S’agissant de l’assemblée générale, ses compétences et pouvoirs sont soumis aux dispositions du droit commun des sociétés, à l’exception de la règle introduite dans la loi ELAN permettant aux EPCI et collectivités territoriales d’être représentés à ladite assemblée générale, sans pour autant qu’elles disposent d’une voix délibérative.

Enfin, un représentant de la société de coordination pourra siéger, sans voix délibérative, dans les conseils d’administration ou de surveillance des organismes actionnaires de ladite société.

2.2 Le rôle et les prérogatives de la société de coordination dans le groupe d’organismes de logement social

La société de coordination sera chargée d’un projet collectif de groupe HLM et exercera en premier lieu un rôle de pilotage stratégique du groupe. 
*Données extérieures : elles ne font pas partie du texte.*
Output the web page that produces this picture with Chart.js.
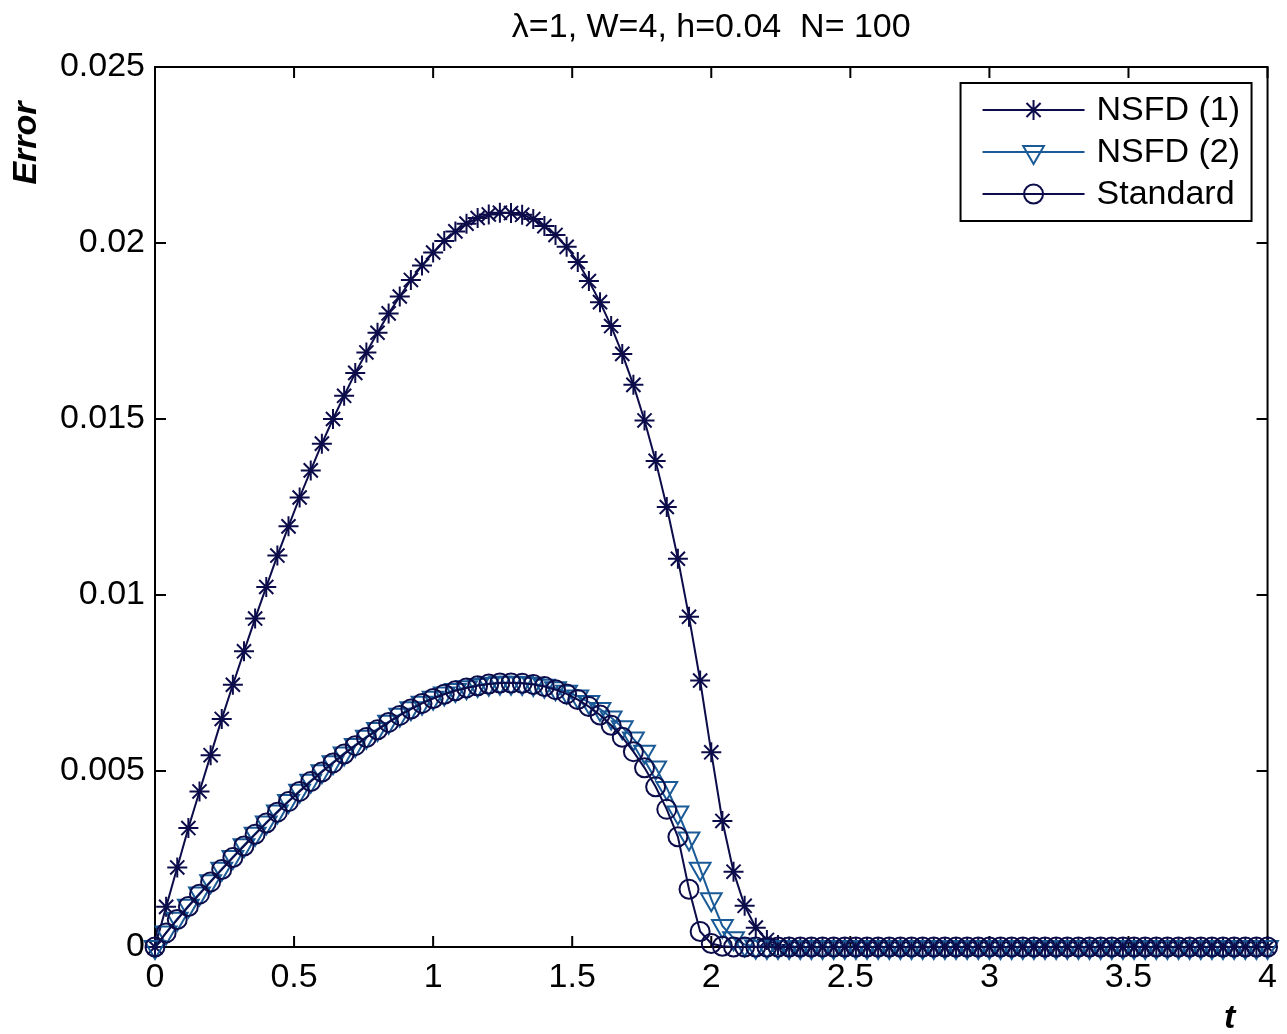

Ainsi, elle sera chargée de l’élaboration pour l’ensemble des associés membres du cadre stratégique patrimonial (les orientations générales et les grands objectifs chiffrés en s’appuyant sur le Plan Stratégique de Patrimoine de chaque membre), du cadre stratégique d’utilité sociale (les engagements sur la qualité du service rendu aux locataires, la gestion sociale, la concertation locative, etc…). Elle exercera également un contrôle de gestion des organismes (transmission des documents comptables à la société, combinaison des comptes annuels de chaque associé).

En second lieu, elle exercera un rôle de coordination et de mutualisation : elle sera chargée de construire l’efficacité opérationnelle et économique du groupe et la définition de la politique technique, de la politique d’achat des biens et services et d’une unité identitaire. Elle pourra notamment assurer la mise en commun de moyens humains et matériels au profit de ses membres, en les assistant, comme prestataire de services, dans toutes les interventions sur des immeubles qui leur appartiennent ou qu’ils gèrent.

La société de coordination est dotée de prérogatives de maintien de sa soutenabilité financière et de celle d’un ou de plusieurs de ses membres. Dans ce cadre, elle peut appeler ses actionnaires à apporter ou à prêter des fonds propres pour garantir ladite soutenabilité.

Il est à noter que le dispositif mis en place par le législateur a prévu, pour garantir cette soutenabilité financière, de permettre à la société de coordination de s’immiscer directement dans la gestion de ses membres.

Ainsi, si la situation financière d’un organisme membre de la société de coordination le justifie, cette dernière pourra mettre en demeure ledit organisme de lui présenter les mesures qu’il s’engage à prendre en vue de remédier à sa situation dans un délai raisonnable. Mieux encore, la société de coordination pourra décider d’interdire ou de limiter la distribution du résultat ou la réalisation d’un investissement d’un de ses membres.

Enfin, et à défaut de rétablissement de la situation, et nonobstant toutes dispositions ou stipulations contraires, la société de coordination pourra décider de la cession totale ou partielle du patrimoine locatif conventionné de cet organisme ou sa fusion avec un autre organisme du groupe après consultation préalable des organes dirigeants des organismes concernés.